Upah Minim, Batik Pace Kesulitan Cari Generasi Penerus
Batik Pace menjadi salah satu karya khas Kabupaten Pacitan. Sayangnya warisan budaya ini juga dalam kondisi yang semakin sulit.
Halo Berita
Halopacitan, Pacitan – Dukuh Ngerjoso, Dusun Kayen, Desa Purwosari, Kecamatan Pacitan, menjadi sentra produksi batik khas Pacitan tersebut. Ada sekitar 20 perajin yang masih aktif membatik dengan mayoritas berusia di atas 50 tahun.
“Semua pembatik sudah tak muda lagi, semua sudah bercucu” kata Suwarni (54) salah seorang perajin yang pernah melayani pesanan dari Susilo Bambang Yudhoyono dan Boediono saat masih menjabat sebagai presiden dan wakil presiden.
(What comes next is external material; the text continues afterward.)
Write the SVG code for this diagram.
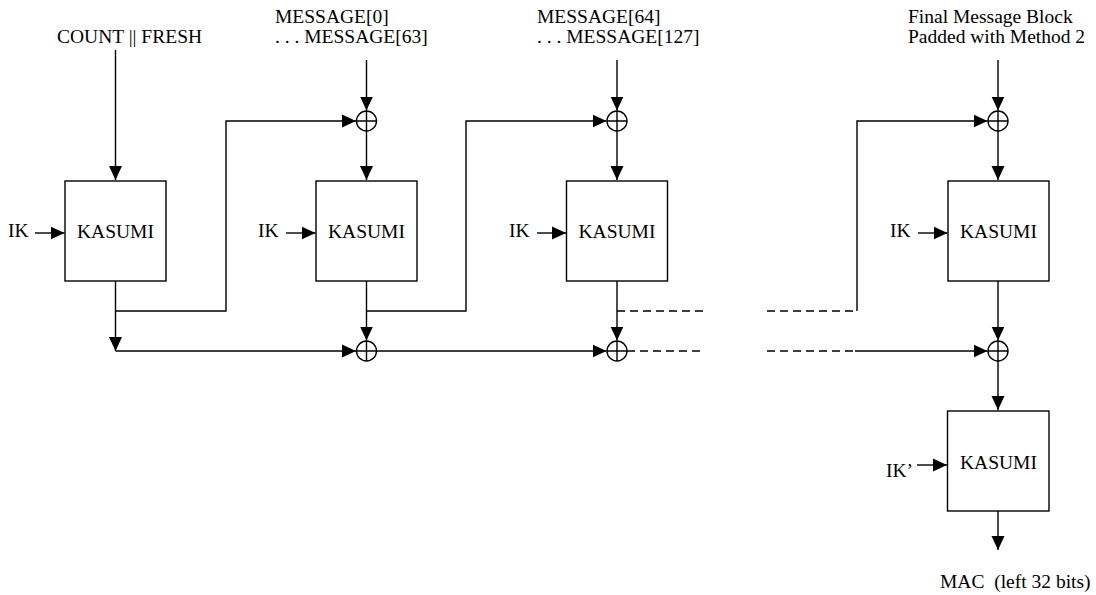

Menurut keterangan para perajin, saat ini sulit mencari anak muda yang mau meneruskan pekerjaan tersebut. “anak-anak sini tidak ada yang mau membatik, mereka lebih memilih bekerja di pabrik rokok, mungkin karena gajinya lebih banyak” tambahnya saat ditemui Halopacitan Senin (22/10/2018).
Dia mengakui, upah membatik memang cukup rendah yakni hanya Rp10.000 per lembar. Bagi perajin yang sudah berpengalaman seperti Suwarni, satu lembar bisa diselesaikan selama tiga jam. “Mulai bekerja dari jam 09.00 sampai jam 16.00 WIB, dalam sehari rata-rata mendapatkan 3-4 helai kain batik,” tambahnya.
Batik Pace memang tidak bisa dilepaskan dari sejarah Pacitan. Produksi batik ini sudah ada sejak tahun 1950an. Motif Batik Pace banyak diinsprasi oleh sejarah dan keindahan alam wilayah buah pace atau mengkudu dan karang laut.
“Batik Pace adalah warisan budaya, jika tidak dilestarikan, pacitan akan kehilangan salah satu ciri khasnya” tutur Suwarni di sela-sela meniup cantingnya.